Dataset section
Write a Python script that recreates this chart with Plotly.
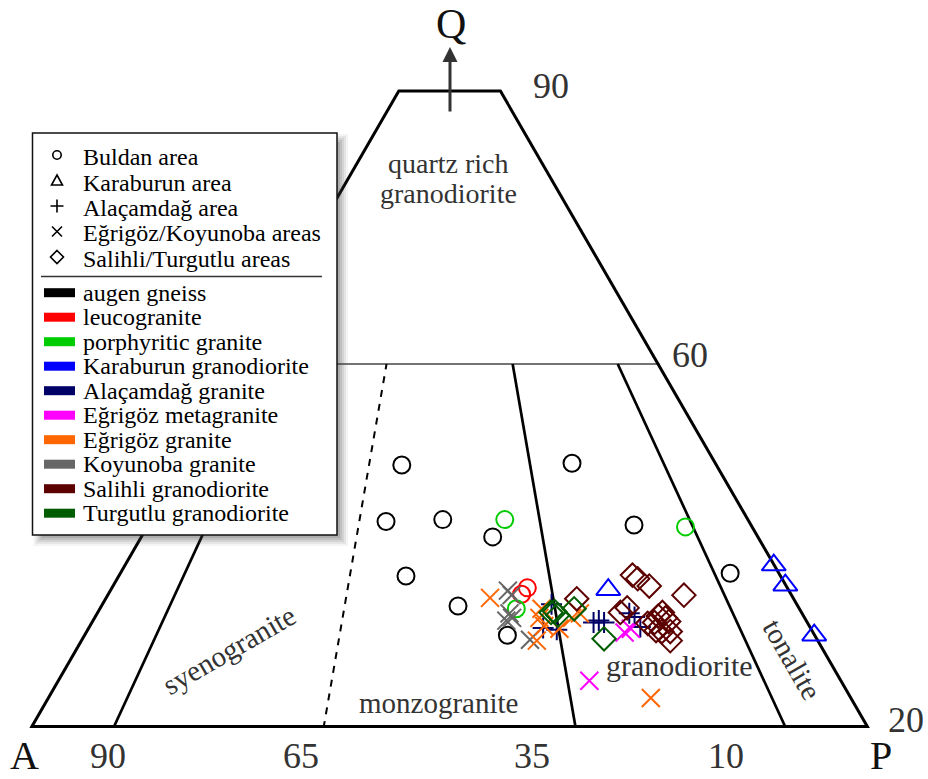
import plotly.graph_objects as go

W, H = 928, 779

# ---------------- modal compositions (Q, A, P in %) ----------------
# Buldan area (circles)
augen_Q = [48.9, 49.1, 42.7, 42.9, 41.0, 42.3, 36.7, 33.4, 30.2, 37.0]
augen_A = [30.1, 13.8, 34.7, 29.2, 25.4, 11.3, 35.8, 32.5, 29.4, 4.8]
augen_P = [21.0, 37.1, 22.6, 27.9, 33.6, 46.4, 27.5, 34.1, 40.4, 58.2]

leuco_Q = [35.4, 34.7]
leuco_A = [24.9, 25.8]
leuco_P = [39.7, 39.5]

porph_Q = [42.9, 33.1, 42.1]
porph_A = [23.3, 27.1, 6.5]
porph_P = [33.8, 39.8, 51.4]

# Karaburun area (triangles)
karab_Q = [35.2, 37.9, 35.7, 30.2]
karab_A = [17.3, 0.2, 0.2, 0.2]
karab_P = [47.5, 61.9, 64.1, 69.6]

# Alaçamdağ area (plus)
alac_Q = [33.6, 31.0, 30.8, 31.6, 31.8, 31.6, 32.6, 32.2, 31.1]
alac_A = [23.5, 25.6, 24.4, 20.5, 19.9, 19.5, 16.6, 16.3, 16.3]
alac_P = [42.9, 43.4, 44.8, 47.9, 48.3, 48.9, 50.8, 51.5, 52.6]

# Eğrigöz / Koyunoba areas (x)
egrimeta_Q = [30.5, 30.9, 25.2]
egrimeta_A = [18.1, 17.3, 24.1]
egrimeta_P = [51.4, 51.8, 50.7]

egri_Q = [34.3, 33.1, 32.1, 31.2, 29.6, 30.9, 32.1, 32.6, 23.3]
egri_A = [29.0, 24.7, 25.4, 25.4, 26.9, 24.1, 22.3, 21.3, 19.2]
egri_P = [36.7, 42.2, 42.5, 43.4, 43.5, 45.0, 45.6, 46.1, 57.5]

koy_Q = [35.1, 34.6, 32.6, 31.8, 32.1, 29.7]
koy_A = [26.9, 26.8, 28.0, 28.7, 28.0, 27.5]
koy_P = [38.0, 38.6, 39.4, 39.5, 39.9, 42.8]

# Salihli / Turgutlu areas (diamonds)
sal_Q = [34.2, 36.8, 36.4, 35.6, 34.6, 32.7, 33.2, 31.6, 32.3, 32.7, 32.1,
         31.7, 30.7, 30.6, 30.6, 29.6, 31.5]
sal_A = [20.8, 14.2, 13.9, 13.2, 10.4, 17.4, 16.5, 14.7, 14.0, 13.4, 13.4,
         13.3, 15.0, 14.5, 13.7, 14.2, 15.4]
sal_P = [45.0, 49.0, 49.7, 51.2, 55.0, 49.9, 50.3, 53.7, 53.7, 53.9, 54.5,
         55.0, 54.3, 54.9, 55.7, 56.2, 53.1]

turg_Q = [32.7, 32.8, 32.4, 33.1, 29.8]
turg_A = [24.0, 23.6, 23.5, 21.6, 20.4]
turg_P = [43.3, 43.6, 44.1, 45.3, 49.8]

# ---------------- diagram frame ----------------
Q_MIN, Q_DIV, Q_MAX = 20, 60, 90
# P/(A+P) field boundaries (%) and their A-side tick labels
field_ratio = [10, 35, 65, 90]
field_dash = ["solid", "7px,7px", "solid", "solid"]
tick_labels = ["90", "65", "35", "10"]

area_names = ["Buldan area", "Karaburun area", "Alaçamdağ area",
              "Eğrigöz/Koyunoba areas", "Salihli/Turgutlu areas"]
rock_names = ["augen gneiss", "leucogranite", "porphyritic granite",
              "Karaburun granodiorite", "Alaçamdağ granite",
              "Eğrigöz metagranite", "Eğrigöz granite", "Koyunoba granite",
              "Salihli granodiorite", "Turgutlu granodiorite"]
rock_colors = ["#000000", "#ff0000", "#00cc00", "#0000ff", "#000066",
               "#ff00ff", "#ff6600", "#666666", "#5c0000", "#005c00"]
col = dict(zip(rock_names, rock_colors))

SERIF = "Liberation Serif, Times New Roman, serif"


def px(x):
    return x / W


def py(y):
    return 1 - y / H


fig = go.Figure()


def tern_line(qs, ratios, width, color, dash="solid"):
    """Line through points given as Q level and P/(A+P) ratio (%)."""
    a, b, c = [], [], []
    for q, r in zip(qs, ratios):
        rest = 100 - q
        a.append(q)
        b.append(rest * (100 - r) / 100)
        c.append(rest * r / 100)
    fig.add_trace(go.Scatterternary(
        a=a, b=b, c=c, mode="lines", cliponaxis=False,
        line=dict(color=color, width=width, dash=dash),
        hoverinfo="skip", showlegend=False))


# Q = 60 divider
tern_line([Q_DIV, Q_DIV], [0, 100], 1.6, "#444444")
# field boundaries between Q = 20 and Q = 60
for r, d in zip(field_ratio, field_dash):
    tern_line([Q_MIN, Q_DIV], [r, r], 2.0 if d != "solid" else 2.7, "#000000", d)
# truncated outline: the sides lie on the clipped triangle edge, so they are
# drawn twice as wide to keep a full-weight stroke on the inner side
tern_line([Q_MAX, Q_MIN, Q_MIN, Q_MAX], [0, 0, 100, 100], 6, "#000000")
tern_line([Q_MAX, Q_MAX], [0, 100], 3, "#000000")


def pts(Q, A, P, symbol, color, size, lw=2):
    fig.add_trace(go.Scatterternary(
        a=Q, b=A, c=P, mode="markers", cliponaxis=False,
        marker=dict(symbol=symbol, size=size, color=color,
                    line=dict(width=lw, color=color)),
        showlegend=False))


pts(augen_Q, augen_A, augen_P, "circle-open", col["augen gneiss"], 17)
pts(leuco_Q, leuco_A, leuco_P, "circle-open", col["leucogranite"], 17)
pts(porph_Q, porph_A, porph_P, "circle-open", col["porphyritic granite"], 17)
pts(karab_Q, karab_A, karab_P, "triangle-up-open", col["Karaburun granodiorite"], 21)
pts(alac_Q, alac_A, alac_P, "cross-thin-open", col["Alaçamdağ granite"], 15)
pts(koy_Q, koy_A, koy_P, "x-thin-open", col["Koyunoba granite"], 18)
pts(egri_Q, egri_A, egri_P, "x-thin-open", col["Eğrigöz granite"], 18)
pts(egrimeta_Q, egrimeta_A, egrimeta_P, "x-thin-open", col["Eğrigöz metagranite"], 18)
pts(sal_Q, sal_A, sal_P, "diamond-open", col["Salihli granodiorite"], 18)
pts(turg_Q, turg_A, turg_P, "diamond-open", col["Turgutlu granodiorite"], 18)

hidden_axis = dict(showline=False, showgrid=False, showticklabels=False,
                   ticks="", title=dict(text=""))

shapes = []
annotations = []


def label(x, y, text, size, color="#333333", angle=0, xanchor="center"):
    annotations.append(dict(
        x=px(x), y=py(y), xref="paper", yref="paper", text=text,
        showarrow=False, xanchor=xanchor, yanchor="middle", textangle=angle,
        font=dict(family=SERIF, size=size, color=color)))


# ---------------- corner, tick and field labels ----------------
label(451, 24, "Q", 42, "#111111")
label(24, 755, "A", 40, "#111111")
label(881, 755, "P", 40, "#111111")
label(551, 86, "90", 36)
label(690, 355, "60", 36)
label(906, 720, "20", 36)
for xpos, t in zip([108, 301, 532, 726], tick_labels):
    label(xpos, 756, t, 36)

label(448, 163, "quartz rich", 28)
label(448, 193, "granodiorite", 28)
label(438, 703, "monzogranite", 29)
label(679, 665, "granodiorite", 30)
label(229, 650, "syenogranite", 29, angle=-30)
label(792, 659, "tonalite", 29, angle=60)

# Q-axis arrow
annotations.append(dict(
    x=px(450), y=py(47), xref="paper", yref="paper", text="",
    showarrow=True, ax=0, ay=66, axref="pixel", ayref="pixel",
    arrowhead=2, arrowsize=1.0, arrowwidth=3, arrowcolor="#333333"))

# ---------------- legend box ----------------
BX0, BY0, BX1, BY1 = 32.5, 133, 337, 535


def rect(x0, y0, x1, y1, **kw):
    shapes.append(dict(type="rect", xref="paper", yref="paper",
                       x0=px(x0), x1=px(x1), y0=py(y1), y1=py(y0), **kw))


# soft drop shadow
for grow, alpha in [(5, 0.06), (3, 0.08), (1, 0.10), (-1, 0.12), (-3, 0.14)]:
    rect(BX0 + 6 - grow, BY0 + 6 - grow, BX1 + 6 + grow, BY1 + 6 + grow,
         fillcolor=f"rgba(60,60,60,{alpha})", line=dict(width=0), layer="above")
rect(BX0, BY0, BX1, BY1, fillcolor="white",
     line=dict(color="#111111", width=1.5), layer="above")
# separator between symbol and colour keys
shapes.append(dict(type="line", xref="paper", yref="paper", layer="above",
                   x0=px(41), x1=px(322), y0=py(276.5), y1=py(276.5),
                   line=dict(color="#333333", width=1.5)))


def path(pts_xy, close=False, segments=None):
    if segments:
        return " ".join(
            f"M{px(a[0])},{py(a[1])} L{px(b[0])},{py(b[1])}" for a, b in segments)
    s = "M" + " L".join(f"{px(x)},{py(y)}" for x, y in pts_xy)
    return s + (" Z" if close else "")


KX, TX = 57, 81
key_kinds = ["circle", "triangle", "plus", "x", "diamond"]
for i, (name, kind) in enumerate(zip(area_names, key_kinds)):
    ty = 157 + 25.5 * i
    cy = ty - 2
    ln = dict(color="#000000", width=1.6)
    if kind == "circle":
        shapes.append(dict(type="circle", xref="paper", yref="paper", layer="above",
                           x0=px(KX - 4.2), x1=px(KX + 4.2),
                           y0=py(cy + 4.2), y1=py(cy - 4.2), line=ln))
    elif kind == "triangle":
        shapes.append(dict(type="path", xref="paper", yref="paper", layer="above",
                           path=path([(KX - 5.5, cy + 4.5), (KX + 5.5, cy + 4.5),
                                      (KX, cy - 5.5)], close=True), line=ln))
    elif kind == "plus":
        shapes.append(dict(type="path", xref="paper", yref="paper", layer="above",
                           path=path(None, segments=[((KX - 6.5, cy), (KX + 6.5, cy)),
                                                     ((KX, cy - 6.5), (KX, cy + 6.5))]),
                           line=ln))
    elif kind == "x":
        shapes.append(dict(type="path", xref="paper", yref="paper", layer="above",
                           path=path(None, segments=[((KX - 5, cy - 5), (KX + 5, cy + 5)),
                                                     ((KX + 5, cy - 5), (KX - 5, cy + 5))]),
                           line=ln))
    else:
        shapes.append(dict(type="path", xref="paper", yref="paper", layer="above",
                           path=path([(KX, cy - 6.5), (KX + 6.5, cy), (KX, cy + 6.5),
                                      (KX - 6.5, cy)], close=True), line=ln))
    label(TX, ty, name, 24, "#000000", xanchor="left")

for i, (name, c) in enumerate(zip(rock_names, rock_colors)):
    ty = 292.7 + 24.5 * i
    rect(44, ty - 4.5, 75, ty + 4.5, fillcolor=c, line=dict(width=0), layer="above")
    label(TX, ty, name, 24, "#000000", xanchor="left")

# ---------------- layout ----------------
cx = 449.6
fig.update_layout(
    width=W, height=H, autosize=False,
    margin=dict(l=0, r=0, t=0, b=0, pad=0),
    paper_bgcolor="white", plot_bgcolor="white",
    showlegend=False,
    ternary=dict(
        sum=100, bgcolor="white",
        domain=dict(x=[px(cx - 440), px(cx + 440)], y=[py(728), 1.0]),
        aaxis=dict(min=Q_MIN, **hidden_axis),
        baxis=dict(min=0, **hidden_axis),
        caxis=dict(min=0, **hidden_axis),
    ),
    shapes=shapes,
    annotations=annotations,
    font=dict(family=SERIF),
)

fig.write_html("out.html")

Exercise prompt
Restate only the lines running from the start of the material above through the line containing "55.0, 54.3, 54.9, 55.7, 56.2, 53.1]", ends included. No pictures.

Exercise answer
Write a Python script that recreates this chart with Plotly.
import plotly.graph_objects as go

W, H = 928, 779

# ---------------- modal compositions (Q, A, P in %) ----------------
# Buldan area (circles)
augen_Q = [48.9, 49.1, 42.7, 42.9, 41.0, 42.3, 36.7, 33.4, 30.2, 37.0]
augen_A = [30.1, 13.8, 34.7, 29.2, 25.4, 11.3, 35.8, 32.5, 29.4, 4.8]
augen_P = [21.0, 37.1, 22.6, 27.9, 33.6, 46.4, 27.5, 34.1, 40.4, 58.2]

leuco_Q = [35.4, 34.7]
leuco_A = [24.9, 25.8]
leuco_P = [39.7, 39.5]

porph_Q = [42.9, 33.1, 42.1]
porph_A = [23.3, 27.1, 6.5]
porph_P = [33.8, 39.8, 51.4]

# Karaburun area (triangles)
karab_Q = [35.2, 37.9, 35.7, 30.2]
karab_A = [17.3, 0.2, 0.2, 0.2]
karab_P = [47.5, 61.9, 64.1, 69.6]

# Alaçamdağ area (plus)
alac_Q = [33.6, 31.0, 30.8, 31.6, 31.8, 31.6, 32.6, 32.2, 31.1]
alac_A = [23.5, 25.6, 24.4, 20.5, 19.9, 19.5, 16.6, 16.3, 16.3]
alac_P = [42.9, 43.4, 44.8, 47.9, 48.3, 48.9, 50.8, 51.5, 52.6]

# Eğrigöz / Koyunoba areas (x)
egrimeta_Q = [30.5, 30.9, 25.2]
egrimeta_A = [18.1, 17.3, 24.1]
egrimeta_P = [51.4, 51.8, 50.7]

egri_Q = [34.3, 33.1, 32.1, 31.2, 29.6, 30.9, 32.1, 32.6, 23.3]
egri_A = [29.0, 24.7, 25.4, 25.4, 26.9, 24.1, 22.3, 21.3, 19.2]
egri_P = [36.7, 42.2, 42.5, 43.4, 43.5, 45.0, 45.6, 46.1, 57.5]

koy_Q = [35.1, 34.6, 32.6, 31.8, 32.1, 29.7]
koy_A = [26.9, 26.8, 28.0, 28.7, 28.0, 27.5]
koy_P = [38.0, 38.6, 39.4, 39.5, 39.9, 42.8]

# Salihli / Turgutlu areas (diamonds)
sal_Q = [34.2, 36.8, 36.4, 35.6, 34.6, 32.7, 33.2, 31.6, 32.3, 32.7, 32.1,
         31.7, 30.7, 30.6, 30.6, 29.6, 31.5]
sal_A = [20.8, 14.2, 13.9, 13.2, 10.4, 17.4, 16.5, 14.7, 14.0, 13.4, 13.4,
         13.3, 15.0, 14.5, 13.7, 14.2, 15.4]
sal_P = [45.0, 49.0, 49.7, 51.2, 55.0, 49.9, 50.3, 53.7, 53.7, 53.9, 54.5,
         55.0, 54.3, 54.9, 55.7, 56.2, 53.1]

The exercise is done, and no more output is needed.